La construction de logements est un métier de long terme, jusqu’à présent relativement planifiable. J’ai coutume de dire que nous sommes dans « un business à sucre lent ». La crise nous interroge sur nos certitudes, nos façons de raisonner.

Parallèlement, aux dernières élections municipales, beaucoup de grandes municipalités ont élus des maires écologistes qui portent un autre regard sur la ville et la construction de logements. Des élus ont bloqué des opérations d’aménagement et de construction en cours. Cela a un impact économique pour nous. Cela peut aussi interroger certains professionnels de la construction sur leur métier. Mais il y a aussi des opportunités à jouer autour de l’enjeu écologique.  Par exemple, nous allons lancer une société sur la transition énergétique.

Une autre approche du management du travail

 Au plan de l’organisation, la mise en place du télétravail a eu pour effet de s’interroger sur le management du travail. Les managers doivent responsabiliser encore plus leurs collaborateurs, accorder plus d’autonomie.  Ce n’est pas si facile. C’est un nouveau regard sur les relations de travail. En tant que manager et moi en tant que dirigeant, on doit lâcher prise sur un certain nombre de choses.

Mon rôle de dirigeant a changé.

Ma prise de fonction de dirigeant d’Assemblia au premier janvier 202O est un changement pour moi. Je dirigeais auparavant la SEAU, une structure de 30 personnes dans un métier que je connaissais bien l’aménagement. Je suis devenu dirigeant d’une structure de 200 personnes qui associe le métier d’aménageur/constructeur et celui de bailleur social que je découvre.

Tout le sens de la fusion entre les 2 métiers est de réussir à les marier pour déployer une offre plus complète et plus cohérente au service du territoire. Lors de la fusion, nous avons choisi le nouveau de structure Assemblia avec comme baseline « Bâtisseur de liens » Plusieurs noms avaient été proposés. Un vote des élus et des salariés a été opéré pour choisir.

Ma valeur ajoutée, c’est de rappeler les finalités du projet Assemblia, aider à prendre du recul en rappelant le cap, la stratégie, la politique au bon sens du terme. Je suis moins dans l’opérationnel qu’avant.

Mon rôle est d’être présent dans les lieux où se fabrique la stratégie du territoire pour s’assurer de la cohérence entre l’outil et la politique. La commande publique change.
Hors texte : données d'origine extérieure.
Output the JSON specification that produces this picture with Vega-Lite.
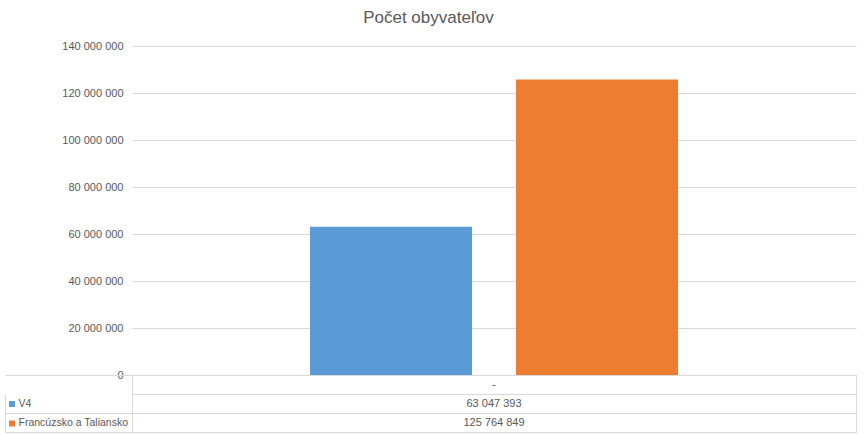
{
  "$schema": "https://vega.github.io/schema/vega-lite/v6.json",
  "padding": {"left": 0, "top": 9, "right": 12, "bottom": 3},
  "autosize": {"type": "pad"},
  "background": "white",
  "bounds": "flush",
  "config": {
    "locale": {"number": {"decimal": ",", "thousands": " ", "grouping": [3], "currency": ["", " €"]}},
    "font": "Liberation Sans"
  },
  "title": {"text": "Počet obyvateľov", "fontSize": 17, "font": "Liberation Sans", "fontWeight": "normal", "color": "#595959", "anchor": "middle", "offset": 13},
  "data": {"values": [
    {"category": "-", "series": "V4", "value": 63047393},
    {"category": "-", "series": "Francúzsko a Taliansko", "value": 125764849}
  ]},
  "spacing": 0,
  "resolve": {"scale": {"x": "independent", "y": "independent", "color": "independent"}, "legend": {"color": "independent"}, "axis": {"x": "independent", "y": "independent"}},
  "vconcat": [
    {
      "width": 724,
      "height": 329,
      "view": {"stroke": null},
      "mark": {"type": "bar"},
      "encoding": {
        "x": {"field": "category", "type": "nominal", "axis": null, "scale": {"paddingInner": 0, "paddingOuter": 0.4837}},
        "xOffset": {"field": "series", "type": "nominal", "sort": ["V4", "Francúzsko a Taliansko"], "scale": {"paddingInner": 0.2136, "paddingOuter": 0}},
        "y": {"field": "value", "type": "quantitative",
          "scale": {"domain": [0, 140000000], "nice": false},
          "axis": {"values": [0, 20000000, 40000000, 60000000, 80000000, 100000000, 120000000, 140000000],
            "format": ",d", "title": null, "domain": false, "ticks": false, "labelPadding": 9,
            "minExtent": 131, "maxExtent": 131, "grid": true, "gridColor": "#D9D9D9", "gridWidth": 1,
            "labelColor": "#595959", "labelFont": "Liberation Sans", "labelFontSize": 11}},
        "color": {"field": "series", "type": "nominal", "sort": ["V4", "Francúzsko a Taliansko"],
          "scale": {"domain": ["V4", "Francúzsko a Taliansko"], "range": ["#5B9BD5", "#ED7D31"]}, "legend": null}
      }
    },
    {
      "width": 724,
      "height": 57,
      "view": {"stroke": "#D9D9D9", "strokeWidth": 1},
      "encoding": {
        "x": {"field": "category", "type": "nominal", "axis": null, "scale": {"paddingInner": 0, "paddingOuter": 0}},
        "y": {"field": "series", "type": "nominal",
          "scale": {"domain": ["-", "V4", "Francúzsko a Taliansko"], "paddingInner": 0, "paddingOuter": 0},
          "axis": {"title": null, "offset": 127, "domain": true, "domainColor": "#D9D9D9", "domainDash": [0, 19, 38, 100],
            "ticks": true, "tickBand": "extent", "tickSize": -127,
            "tickColor": {"condition": {"test": "datum.value === '-'", "value": "transparent"}, "value": "#D9D9D9"},
            "grid": true, "gridColor": "#D9D9D9",
            "labelExpr": "datum.value === '-' ? '' : datum.value",
            "labelAlign": "left", "labelBaseline": "middle", "labelPadding": 114,
            "labelColor": "#595959", "labelFont": "Liberation Sans", "labelFontSize": 10.5,
            "labelLimit": 200,
            "minExtent": 4, "maxExtent": 4}}
      },
      "layer": [
        {
          "mark": {"type": "square", "filled": true, "opacity": 0, "size": 1},
          "encoding": {
            "color": {"field": "series", "type": "nominal",
              "scale": {"domain": ["V4", "Francúzsko a Taliansko"], "range": ["#5B9BD5", "#ED7D31"]},
              "legend": {"orient": "none", "legendX": -123, "legendY": 26, "title": null,
                "symbolType": "square", "symbolSize": 36, "symbolOpacity": 1, "symbolStrokeWidth": 0,
                "labelExpr": "''", "labelFontSize": 1, "rowPadding": 13.5, "padding": 0}}
          }
        },
        {
          "mark": {"type": "text", "color": "#595959", "fontSize": 11, "font": "Liberation Sans"},
          "encoding": {
            "text": {"field": "value", "type": "quantitative", "format": ",d"}
          }
        },
        {
          "transform": [{"aggregate": [{"op": "count", "as": "n"}], "groupby": ["category"]}],
          "mark": {"type": "text", "color": "#595959", "fontSize": 11, "font": "Liberation Sans"},
          "encoding": {
            "y": {"field": "category", "type": "nominal"},
            "text": {"field": "category", "type": "nominal"}
          }
        }
      ]
    }
  ]
}
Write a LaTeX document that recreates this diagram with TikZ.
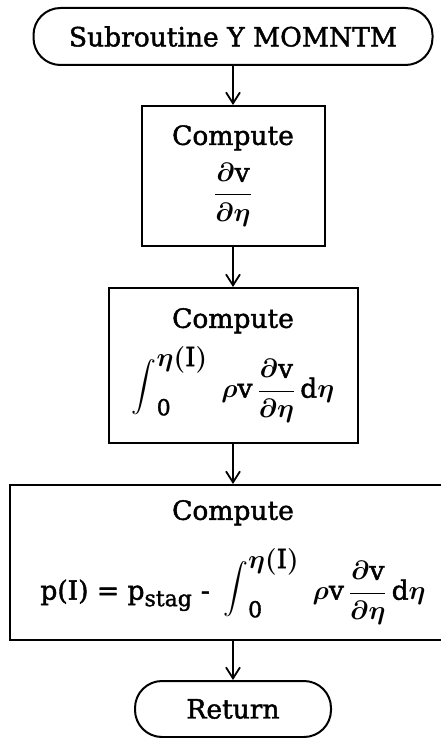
\RequirePackage{fix-cm}
\documentclass[tikz,border=0pt]{standalone}
\usepackage{amsmath}
\usepackage{fontspec}
\setmainfont{DejaVu Serif}[UprightFeatures={FakeBold=1.6}]
\usetikzlibrary{arrows.meta}
\newcommand{\tv}{\text{v}}
\newcommand{\dvdeta}{\dfrac{\partial\tv}{\partial\eta}}
\newcommand{\bigintsym}{\mathop{\text{\fontsize{44}{46}\selectfont$\displaystyle\int$}}\nolimits}
\newcommand{\myint}{\bigintsym_{\text{\fontsize{22}{24}\selectfont 0}}^{\textstyle\eta(\text{I})}\;\rho\tv\,\dvdeta\,\text{d}\eta}
\begin{document}
\begin{tikzpicture}[x=1pt,y=-1pt,
  every node/.style={font=\fontsize{26.5}{30}\selectfont\boldmath},
  term/.style={draw, line width=2pt, rounded corners=27pt, minimum height=57pt, inner sep=0pt},
  proc/.style={draw, line width=2pt, inner sep=0pt, align=center},
  flow/.style={-{Straight Barb[length=11pt,width=14pt,line width=1.8pt]}, line width=2pt}]
\useasboundingbox (0,0) rectangle (441,738);
\clip (0,0) rectangle (441,738);
\node[term, minimum width=399pt] (top) at (233,36.5) {Subroutine Y MOMNTM};
\node[proc, minimum width=183pt, minimum height=140pt] (b1) at (233,176) {Compute\\[12pt] $\dvdeta$\rule[-6pt]{0pt}{0pt}};
\node[proc, minimum width=249pt, minimum height=155pt] (b2) at (233,365.5) {Compute\\[12pt] $\myint$\rule[-20pt]{0pt}{0pt}};
\node[proc, minimum width=446pt, minimum height=155pt] (b3) at (233,562.5) {Compute\\[22pt] $\text{p(I) = p}_{\text{\fontsize{22}{24}\selectfont stag}}\ \text{-}\ \myint$\rule[-12pt]{0pt}{0pt}};
\node[term, minimum width=196pt, minimum height=56pt] (ret) at (233,709) {Return};
\draw[flow] (top) -- (b1);
\draw[flow] (b1) -- (b2);
\draw[flow] (b2) -- (b3);
\draw[flow] (b3) -- (ret);
\end{tikzpicture}
\end{document}
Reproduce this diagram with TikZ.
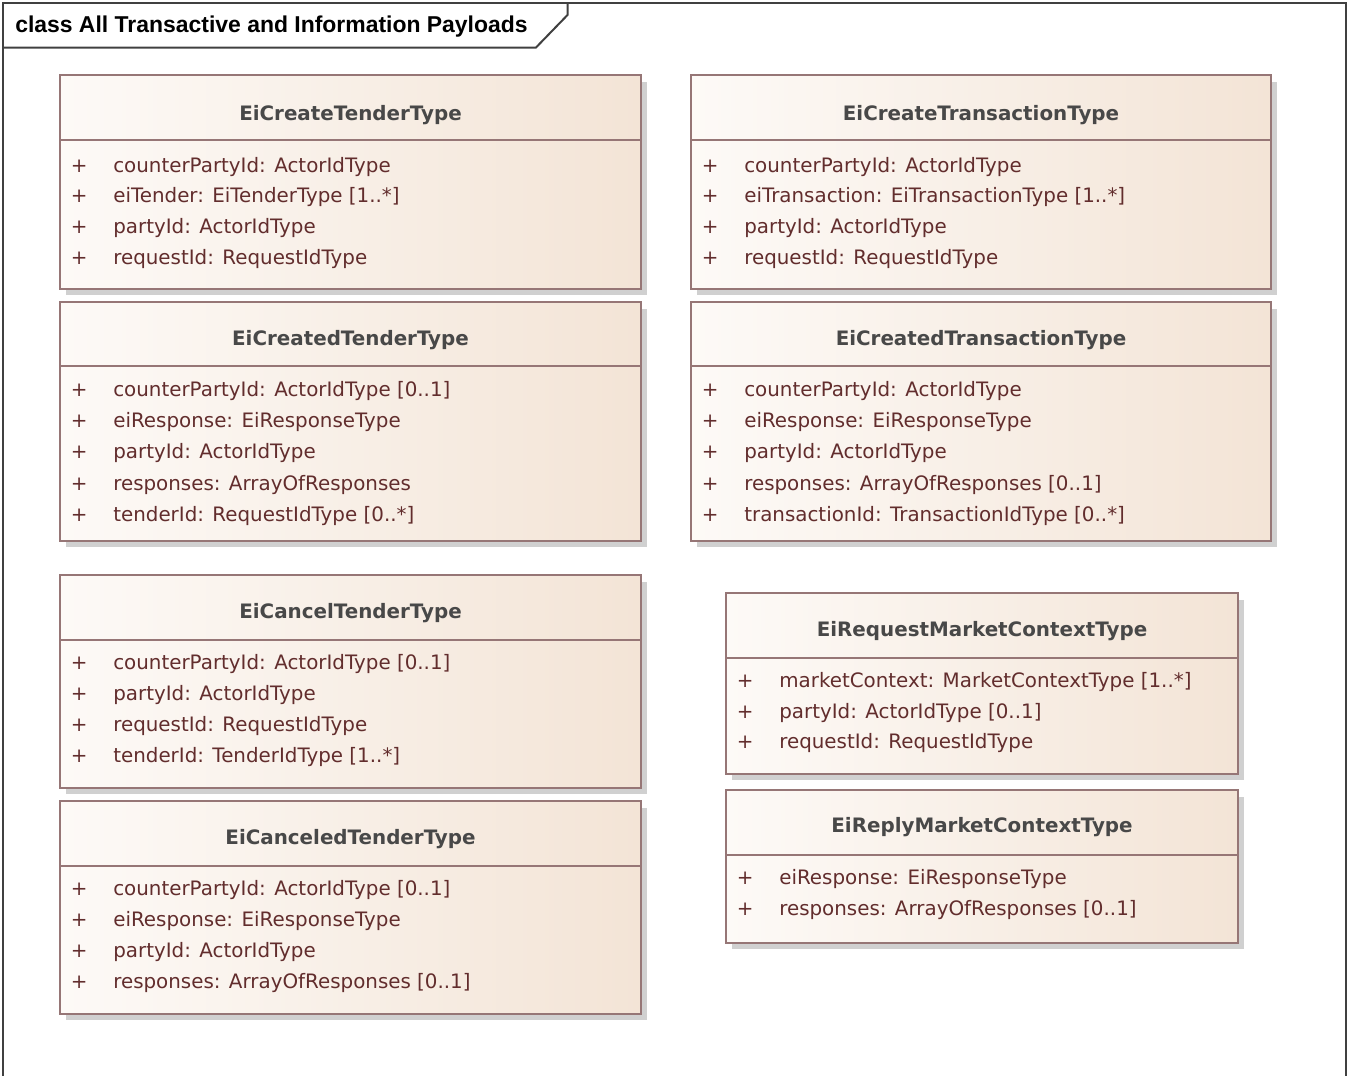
\documentclass[tikz,border=0pt]{standalone}
\usepackage{fontspec}
\newfontfamily\umlfont{DejaVu Sans}
\newfontfamily\framefont{Liberation Sans}
\definecolor{umlborder}{RGB}{150,118,118}
\definecolor{umlleft}{RGB}{253,250,247}
\definecolor{umlright}{RGB}{243,228,214}
\definecolor{umlshade}{RGB}{208,208,208}
\definecolor{umltitle}{RGB}{72,72,72}
\definecolor{umlattr}{RGB}{98,45,45}
\definecolor{framegray}{RGB}{64,64,64}

\begin{document}
\begin{tikzpicture}[x=0.75pt,y=-0.75pt]
\tikzset{classfill/.style={left color=umlleft, right color=umlright},
  classpen/.style={draw=umlborder, line width=1.2pt},
  classshadow/.style={fill=umlshade},
  framepen/.style={draw=framegray, line width=1.5pt},
  classname/.style={anchor=base, inner sep=0pt, text=umltitle, font=\umlfont\bfseries\fontsize{14.9}{18}\selectfont},
  attr/.style={anchor=base west, inner sep=0pt, text=umlattr, font=\umlfont\fontsize{14.9}{18}\selectfont,
    execute at begin node={\makebox[31.9pt][l]{+}}}}
\useasboundingbox (0,0) rectangle (1351,1075);
\clip (0,0) rectangle (1351,1075);
% frame and its tab
\draw[framepen] (2.5,1085) -- (2.5,2.5) -- (1345.5,2.5) -- (1345.5,1085);
\draw[framepen] (2.5,47.5) -- (536,47.5) -- (567.5,15) -- (567.5,2.5);
\node[anchor=base west, inner sep=0pt, font=\framefont\bfseries\fontsize{17.2}{20}\selectfont] (frametitle) at (15,32.5) {class All Transactive and Information Payloads};
% class boxes
\foreach \l/\t/\s/\r/\b in {60/75/140/641/289, 691/75/140/1271/289, 60/302/366/641/541, 691/302/366/1271/541,
  60/575/640/641/788, 60/801/866/641/1014, 726/593/658/1238/774, 726/790/855/1238/943}
{
  \fill[classshadow] (\l+6,\t+7) rectangle (\r+6,\b+6);
  \shade[classfill] (\l,\t) rectangle (\r,\b);
  \draw[classpen] (\l,\t) rectangle (\r,\b);
  \draw[classpen] (\l,\s) -- (\r,\s);
}
% EiCreateTenderType
\node[classname] (cten) at (350.5,120) {EiCreateTenderType};
\foreach \a [count=\i] in {counterPartyId: ActorIdType, eiTender: EiTenderType [1..*], partyId: ActorIdType, requestId: RequestIdType}
  \node[attr] (cten-\i) at (70.5,{172+30.8*(\i-1)}) {\a};
% EiCreateTransactionType
\node[classname] (ctr) at (981,120) {EiCreateTransactionType};
\foreach \a [count=\i] in {counterPartyId: ActorIdType, eiTransaction: EiTransactionType [1..*], partyId: ActorIdType, requestId: RequestIdType}
  \node[attr] (ctr-\i) at (701.5,{172+30.8*(\i-1)}) {\a};
% EiCreatedTenderType
\node[classname] (cdten) at (350.5,345) {EiCreatedTenderType};
\foreach \a [count=\i] in {counterPartyId: ActorIdType [0..1], eiResponse: EiResponseType, partyId: ActorIdType, responses: ArrayOfResponses, tenderId: RequestIdType [0..*]}
  \node[attr] (cdten-\i) at (70.5,{396.5+31.2*(\i-1)}) {\a};
% EiCreatedTransactionType
\node[classname] (cdtr) at (981,345) {EiCreatedTransactionType};
\foreach \a [count=\i] in {counterPartyId: ActorIdType, eiResponse: EiResponseType, partyId: ActorIdType, responses: ArrayOfResponses [0..1], transactionId: TransactionIdType [0..*]}
  \node[attr] (cdtr-\i) at (701.5,{396.5+31.2*(\i-1)}) {\a};
% EiCancelTenderType
\node[classname] (cnten) at (350.5,618) {EiCancelTenderType};
\foreach \a [count=\i] in {counterPartyId: ActorIdType [0..1], partyId: ActorIdType, requestId: RequestIdType, tenderId: TenderIdType [1..*]}
  \node[attr] (cnten-\i) at (70.5,{669.5+31*(\i-1)}) {\a};
% EiCanceledTenderType
\node[classname] (cdnten) at (350.5,844) {EiCanceledTenderType};
\foreach \a [count=\i] in {counterPartyId: ActorIdType [0..1], eiResponse: EiResponseType, partyId: ActorIdType, responses: ArrayOfResponses [0..1]}
  \node[attr] (cdnten-\i) at (70.5,{895.5+31*(\i-1)}) {\a};
% EiRequestMarketContextType
\node[classname] (rqmc) at (982,636) {EiRequestMarketContextType};
\foreach \a [count=\i] in {marketContext: MarketContextType [1..*], partyId: ActorIdType [0..1], requestId: RequestIdType}
  \node[attr] (rqmc-\i) at (736.5,{687.5+30.5*(\i-1)}) {\a};
% EiReplyMarketContextType
\node[classname] (rpmc) at (982,832) {EiReplyMarketContextType};
\foreach \a [count=\i] in {eiResponse: EiResponseType, responses: ArrayOfResponses [0..1]}
  \node[attr] (rpmc-\i) at (736.5,{884.5+31*(\i-1)}) {\a};
\end{tikzpicture}
\end{document}
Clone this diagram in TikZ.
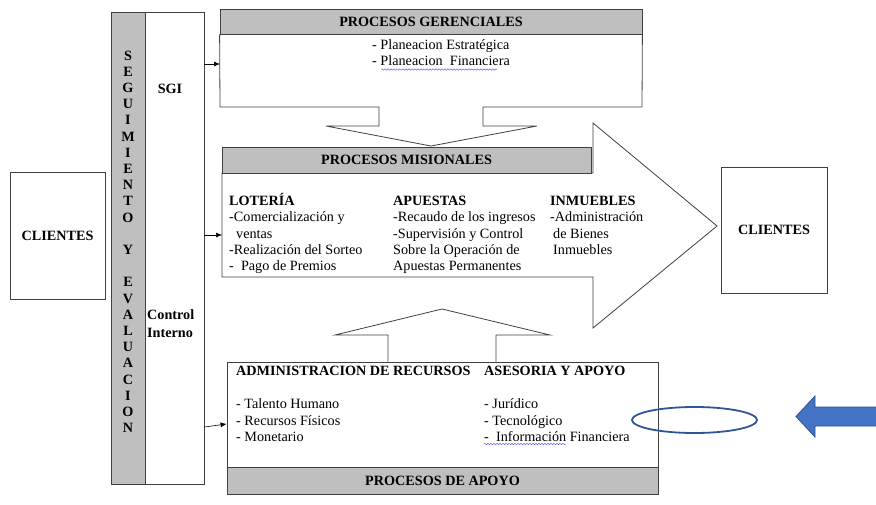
\documentclass[tikz,border=0pt]{standalone}
\usepackage{fontspec}
\setmainfont{Liberation Serif}
\usetikzlibrary{decorations.pathmorphing,arrows.meta}
\definecolor{grisbox}{RGB}{191,191,191}
\definecolor{azulel}{RGB}{47,85,151}
\definecolor{azulfl}{RGB}{68,114,196}
\definecolor{azulbd}{RGB}{47,82,143}

\begin{document}
\begin{tikzpicture}[x=1pt,y=-1pt,font=\fontsize{14.2}{16.5}\selectfont,
	caja/.style={draw=black!75,line width=0.8pt,inner sep=0pt},
	gris/.style={caja,fill=grisbox},
	flecha/.style={-{Latex[length=6pt,width=5pt]},line width=0.6pt},
	linea/.style={anchor=base west,inner sep=0pt},
	subrayado/.style={draw=blue!60,line width=0.5pt,decorate,decoration={snake,amplitude=0.7pt,segment length=3pt}}]
	\useasboundingbox (0,0) rectangle (876,504);
	
	%CLIENTES
	\node[caja,minimum width=95,minimum height=127] (cliIzq) at (57.5,235.5) {\textbf{CLIENTES}};
	\node[caja,minimum width=106,minimum height=126] (cliDer) at (774,230) {\textbf{CLIENTES}};
	
	%SEGUIMIENTO Y EVALUACION -- SGI
	\node[gris,minimum width=34,minimum height=472] (barra) at (128,248) {};
	\node[caja,minimum width=59,minimum height=472] (sgiCaja) at (174.5,248) {};
	\foreach \l [count=\i] in {S,E,G,U,I,M,I,E,N,T,O,{},Y,{},E,V,A,L,U,A,C,I,O,N}
		\node[anchor=base,inner sep=0pt] (letra\i) at (128,60+16.2*\i-16.2) {\textbf{\l}};
	\node[anchor=base,inner sep=0pt] (sgi) at (170,93) {\textbf{SGI}};
	\node[linea] (ci1) at (147,319) {\textbf{Control}};
	\node[linea] (ci2) at (147,337) {\textbf{Interno}};
	
	%PROCESOS GERENCIALES
	\node[gris,minimum width=422,minimum height=25] (gerTit) at (431,21.5) {\textbf{PROCESOS GERENCIALES}};
	\draw[caja] (gerTit.south west) -- (220,107) -- (379,107) -- (379,126) -- (326,126) -- (431,146) -- (537,126) -- (483,126) -- (483,107) -- (642,107) -- (gerTit.south east);
	\node[linea] (ger1) at (372,49.5) {- Planeacion Estratégica};
	\node[linea] (ger2) at (372,65.5) {- Planeacion\ \ Financiera};
	\draw[subrayado] (381,69.5) -- (497,69.5);
	
	%PROCESOS MISIONALES
	\draw[caja,fill=white] (222,173) -- (593,173) -- (593,123) -- (717,226) -- (593,328) -- (593,277) -- (222,277) -- cycle;
	\node[gris,minimum width=369,minimum height=26] (misTit) at (406.5,160) {\textbf{PROCESOS MISIONALES}};
	\foreach \t [count=\i] in {\textbf{LOTERÍA},-Comercialización y,\hspace{7pt}ventas,-Realización del Sorteo,-\ \ Pago de Premios}
		\node[linea] (lot\i) at (229,189.5+16.2*\i) {\t};
	\foreach \t [count=\i] in {\textbf{APUESTAS},-Recaudo de los ingresos,-Supervisión y Control,Sobre la Operación de,Apuestas Permanentes}
		\node[linea] (apu\i) at (393,189.5+16.2*\i) {\t};
	\foreach \t [count=\i] in {\textbf{INMUEBLES},-Administración,\hspace{3pt}de Bienes,\hspace{3pt}Inmuebles}
		\node[linea] (inm\i) at (550,189.5+16.2*\i) {\t};
	
	%PROCESOS DE APOYO
	\node[caja,minimum width=431,minimum height=132] (apoyo) at (442.5,428) {};
	\draw[caja] (apoyo.north -| 388,0) -- (388,335) -- (335,335) -- (442,309) -- (550,335) -- (496,335) -- (apoyo.north -| 496,0);
	\node[gris,minimum width=431,minimum height=27] (apoyoPie) at (442.5,480.5) {\textbf{PROCESOS DE APOYO}};
	\foreach \t [count=\i] in {\textbf{ADMINISTRACION DE RECURSOS},{},- Talento Humano,- Recursos Físicos,- Monetario}
		\node[linea] (adm\i) at (236,359.5+16.4*\i) {\t};
	\foreach \t [count=\i] in {\textbf{ASESORIA Y APOYO},{},- Jurídico,- Tecnológico,-\ \ Información Financiera}
		\node[linea] (ase\i) at (484,359.5+16.4*\i) {\t};
	\draw[subrayado] (484,444) -- (566,444);
	
	%ARROWS
	\coordinate (gerW) at (220,64);
	\coordinate (misW) at (222,235);
	\coordinate (apoW) at (apoyo.west |- 0,424);
	\draw[flecha] (sgiCaja.east |- gerW) -- (gerW);
	\draw[flecha] (sgiCaja.east |- misW) -- (misW);
	\draw[flecha] (sgiCaja.east |- 0,427) -- (apoW);
	
	%MARK
	\draw[azulel,line width=1.8pt] (694.5,420) ellipse [x radius=62.5,y radius=13];
	\draw[draw=azulbd,fill=azulfl,line width=0.8pt] (880,407) -- (815,407) -- (815,396) -- (796,416.5) -- (815,437) -- (815,426) -- (880,426);
	
\end{tikzpicture}
\end{document}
Face au ralentissement économique, la crise invite les collectivités à reconsidérer leurs modes de soutien.

Il y a eu des changements de personnes dans l’équipe de direction. Celle-ci doit s’adapter au nouveau contexte géopolitique local suite aux dernières élections. J’ai le souci de développer la cohésion de cette équipe. Mon enjeu est que les membres de l’équipe direction issus de métiers différents portent eux aussi la vision globale que promeut Assemblia.

La période éprouve nos valeurs et les renforce.

Il faut rester lucides, y compris sur soi-même, garder la tête froide. Il faut être à la fois hyper vigilant, et lâcher prise. On ne sait pas ce qu’il y a devant nous. Si on est sûr de sa compétence, de ses valeurs, si on est bien entouré, il n’y aura pas de souci. Cette période d’incertitude, de remise en question m’a fait encore plus prendre conscience que mon rôle est de donner du sens et être à l’écoute.

assemblia

Avec près de 10 000 logements situés dans l’agglomération clermontoise, assemblia remplit une mission de service public : loger celles et ceux qui ont des difficultés à trouver un logement dans le marché immobilier privé. Entreprise Publique Locale (EPL), assemblia se mobilise pour que les habitants aient un cadre de vie agréable et que les collectivités réussissent le défi de la cohésion et du développement. La diversité des savoir-faire des 220 salariés assemblia se complète dans les nombreux domaines de l’habitat, de l’innovation sociale et de l’immobilier d’entreprise, au profit de l’intérêt général du territoire de l’ouest régional.